DIRECTIONS: Retype the opening lines of the listing below, ending with the line that contains "var yTicks = [0.1, 0.2, 0.3, 0.4, 0.5, 0.6, 0.7]", and leave out any pictures.

Entries with chart source code:

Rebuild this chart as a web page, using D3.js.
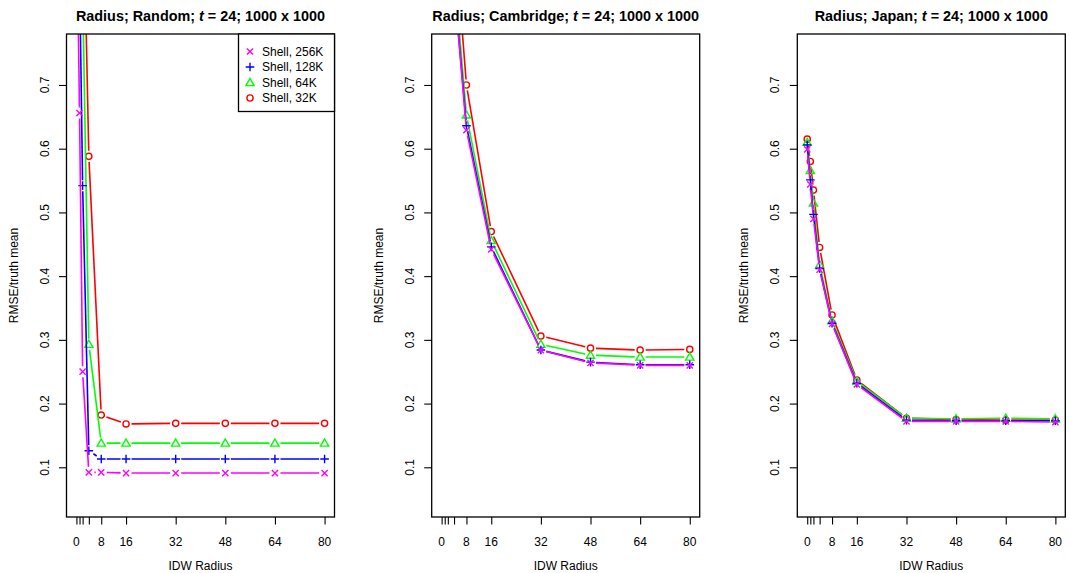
<!DOCTYPE html>
<html>
<head>
<meta charset="utf-8">
<script src="https://cdn.jsdelivr.net/npm/d3@7"></script>
<style>
  body { margin: 0; background: #fff; }
  svg { display: block; font-family: "Liberation Sans", Arial, Helvetica, sans-serif; }
  .title { font-weight: bold; font-size: 14.4px; }
  .tick_label, .axis_title, .legend_text { font-size: 12px; }
</style>
</head>
<body>
<div id="chart"></div>
<script>

// IDW radius values (x) shared by every panel
var radius = [0, 1, 2, 4, 8, 16, 32, 48, 64, 80]
var xTickLabels = [0, 8, 16, 32, 48, 64, 80]
var yTicks = [0.1, 0.2, 0.3, 0.4, 0.5, 0.6, 0.7]

var seriesNames = ["Shell, 256K", "Shell, 128K", "Shell, 64K", "Shell, 32K"]

// RMSE / truth mean, one row per series (256K, 128K, 64K, 32K)
var randomValues = [
    [1.00, 0.656, 0.250, 0.092, 0.092, 0.091, 0.091, 0.091, 0.091, 0.091],
    [1.00, 0.880, 0.542, 0.126, 0.113, 0.113, 0.113, 0.113, 0.113, 0.113],
    [1.00, 1.000, 0.850, 0.293, 0.138, 0.138, 0.138, 0.138, 0.138, 0.138],
    [1.00, 1.000, 1.050, 0.588, 0.182, 0.168, 0.169, 0.169, 0.169, 0.169]
]

var cambridgeValues = [
    [1.00, 1.00, 1.00, 0.86, 0.629, 0.442, 0.284, 0.264, 0.260, 0.260],
    [1.00, 1.00, 1.00, 0.86, 0.636, 0.446, 0.284, 0.265, 0.261, 0.261],
    [1.00, 1.00, 1.00, 0.88, 0.653, 0.456, 0.293, 0.276, 0.273, 0.273],
    [1.00, 1.00, 1.00, 0.95, 0.700, 0.470, 0.306, 0.287, 0.284, 0.285]
]

var japanValues = [
    [0.599, 0.544, 0.490, 0.410, 0.325, 0.230, 0.172, 0.172, 0.172, 0.171],
    [0.606, 0.551, 0.497, 0.412, 0.326, 0.232, 0.174, 0.173, 0.173, 0.173],
    [0.610, 0.566, 0.515, 0.418, 0.330, 0.235, 0.177, 0.176, 0.177, 0.176],
    [0.615, 0.580, 0.535, 0.445, 0.339, 0.237, 0.177, 0.175, 0.174, 0.174]
]

var panels = [
    {name: "Random", values: randomValues, legend: true},
    {name: "Cambridge", values: cambridgeValues, legend: false},
    {name: "Japan", values: japanValues, legend: false}
]

var colours = ["#ff00ff", "#0000ff", "#00ff00", "#ff0000"]
var shapes = ["cross", "plus", "triangle", "circle"]

var width = 1069, height = 573
var panelLefts = [66.5, 431.7, 797.3]
var panelWidth = 268
var plotTop = 34, plotBottom = 517

var svg = d3.select("#chart").append("svg")
    .attr("width", width)
    .attr("height", height)

//R style pch symbols, all stroked
function symbolPath(shape) {
    if (shape == "cross") {
        var s = 3.1
        return "M" + (-s) + "," + (-s) + "L" + s + "," + s + "M" + (-s) + "," + s + "L" + s + "," + (-s)
    }
    if (shape == "plus") {
        var p = 4.3
        return "M" + (-p) + ",0L" + p + ",0M0," + (-p) + "L0," + p
    }
    //triangle
    var h = 4.1
    return "M0," + (-h) + "L" + h + "," + (h * 0.75) + "L" + (-h) + "," + (h * 0.75) + "Z"
}

function drawSymbol(g, shape, colour, x, y) {
    if (shape == "circle") {
        g.append("circle").attr("cx", x).attr("cy", y).attr("r", 3.1)
            .attr("fill", "none").attr("stroke", colour).attr("stroke-width", 1.4)
    } else {
        g.append("path").attr("d", symbolPath(shape))
            .attr("transform", "translate(" + x + "," + y + ")")
            .attr("fill", "none").attr("stroke", colour).attr("stroke-width", 1.4)
    }
}

panels.forEach(function(panel, pi) {

    var left = panelLefts[pi], right = left + panelWidth

    var x = d3.scaleLinear().domain([-3.2, 83.2]).range([left, right])
    var y = d3.scaleLinear().domain([0.022, 0.780]).range([plotBottom, plotTop])

    var g = svg.append("g")

    g.append("clipPath").attr("id", "clip" + pi)
        .append("rect")
        .attr("x", left).attr("y", plotTop)
        .attr("width", panelWidth).attr("height", plotBottom - plotTop)

    var plot = g.append("g").attr("clip-path", "url(#clip" + pi + ")")

    //Draw series back to front so 256K ends up on top
    for (var si = panel.values.length - 1; si >= 0; si--) {
        var vals = panel.values[si]
        var pts = radius.map(function(r, i) { return [x(r), y(vals[i])] })

        //type = "b": segments stop short of the points
        var gap = 5.5
        for (var i = 0; i < pts.length - 1; i++) {
            var a = pts[i], b = pts[i + 1]
            var dx = b[0] - a[0], dy = b[1] - a[1]
            var len = Math.sqrt(dx * dx + dy * dy)
            if (len <= 2 * gap) continue
            var ux = dx / len, uy = dy / len
            plot.append("line")
                .attr("x1", a[0] + ux * gap).attr("y1", a[1] + uy * gap)
                .attr("x2", b[0] - ux * gap).attr("y2", b[1] - uy * gap)
                .attr("stroke", colours[si])
                .attr("stroke-width", 1.6)
        }

        pts.forEach(function(p) {
            drawSymbol(plot, shapes[si], colours[si], p[0], p[1])
        })
    }

    //Box round the plot
    g.append("rect")
        .attr("x", left).attr("y", plotTop)
        .attr("width", panelWidth).attr("height", plotBottom - plotTop)
        .attr("fill", "none").attr("stroke", "#000").attr("stroke-width", 1.3)

    //x axis: ticks at every radius, labels only on some
    var xAxis = d3.axisBottom(x)
        .tickValues(radius)
        .tickSize(7.5)
        .tickFormat("")
    var xg = g.append("g").attr("transform", "translate(0," + plotBottom + ")").call(xAxis)
    xg.select(".domain").remove()
    xg.selectAll(".tick line").attr("stroke-width", 1.1)

    g.selectAll(".xlab")
        .data(xTickLabels)
        .enter()
        .append("text")
        .attr("class", "tick_label")
        .attr("x", function(d) { return x(d) })
        .attr("y", plotBottom + 28.5)
        .attr("text-anchor", "middle")
        .text(function(d) { return d })

    //y axis with rotated labels
    var yAxis = d3.axisLeft(y).tickValues(yTicks).tickSize(7.5).tickFormat("")
    var yg = g.append("g").attr("transform", "translate(" + left + ",0)").call(yAxis)
    yg.select(".domain").remove()
    yg.selectAll(".tick line").attr("stroke-width", 1.1)

    g.selectAll(".ylab")
        .data(yTicks)
        .enter()
        .append("text")
        .attr("class", "tick_label")
        .attr("transform", function(d) { return "translate(" + (left - 18) + "," + y(d) + ") rotate(-90)" })
        .attr("text-anchor", "middle")
        .text(function(d) { return d3.format(".1f")(d) })

    g.append("text")
        .attr("class", "axis_title")
        .attr("transform", "translate(" + (left - 49) + "," + ((plotTop + plotBottom) / 2) + ") rotate(-90)")
        .attr("text-anchor", "middle")
        .text("RMSE/truth mean")

    g.append("text")
        .attr("class", "axis_title")
        .attr("x", (left + right) / 2)
        .attr("y", plotBottom + 52.5)
        .attr("text-anchor", "middle")
        .text("IDW Radius")

    var title = g.append("text")
        .attr("class", "title")
        .attr("x", (left + right) / 2)
        .attr("y", 21)
        .attr("text-anchor", "middle")
    title.append("tspan").text("Radius; " + panel.name + "; ")
    title.append("tspan").attr("font-style", "italic").text("t")
    title.append("tspan").text(" = 24; 1000 x 1000")

    if (panel.legend) {
        var lx = 238.5, lw = right - lx, lh = 77.5
        var leg = g.append("g")
        leg.append("rect")
            .attr("x", lx).attr("y", plotTop)
            .attr("width", lw).attr("height", lh)
            .attr("fill", "#fff").attr("stroke", "#000").attr("stroke-width", 1.3)

        seriesNames.forEach(function(name, i) {
            var ly = plotTop + 17.5 + i * 15.5
            drawSymbol(leg, shapes[i], colours[i], lx + 11.5, ly)
            leg.append("text")
                .attr("class", "legend_text")
                .attr("x", lx + 23.5)
                .attr("y", ly + 4.3)
                .text(name)
        })
    }

})

</script>
</body>
</html>
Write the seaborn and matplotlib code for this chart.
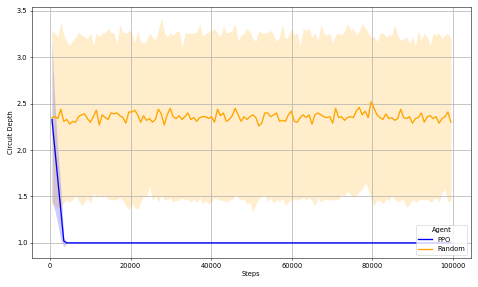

ANSWER TO THIS TASK:
Rebuild this chart as a web page, using D3.js.
<!DOCTYPE html>
<html>
<head>
<meta charset="utf-8">
<script src="https://cdn.jsdelivr.net/npm/d3@7"></script>
<style>
  body { margin: 0; background: #fff; }
  svg { display: block; font-family: "Liberation Sans", Arial, Helvetica, sans-serif; }
  .title { font-weight: bold; font-size: 14.4px; }
  .tick_label, .axis_title, .legend_text { font-size: 12px; }
</style>
</head>
<body>
<div id="chart"></div>
<script>

// IDW radius values (x) shared by every panel
var radius = [0, 1, 2, 4, 8, 16, 32, 48, 64, 80]
var xTickLabels = [0, 8, 16, 32, 48, 64, 80]
var yTicks = [0.1, 0.2, 0.3, 0.4, 0.5, 0.6, 0.7]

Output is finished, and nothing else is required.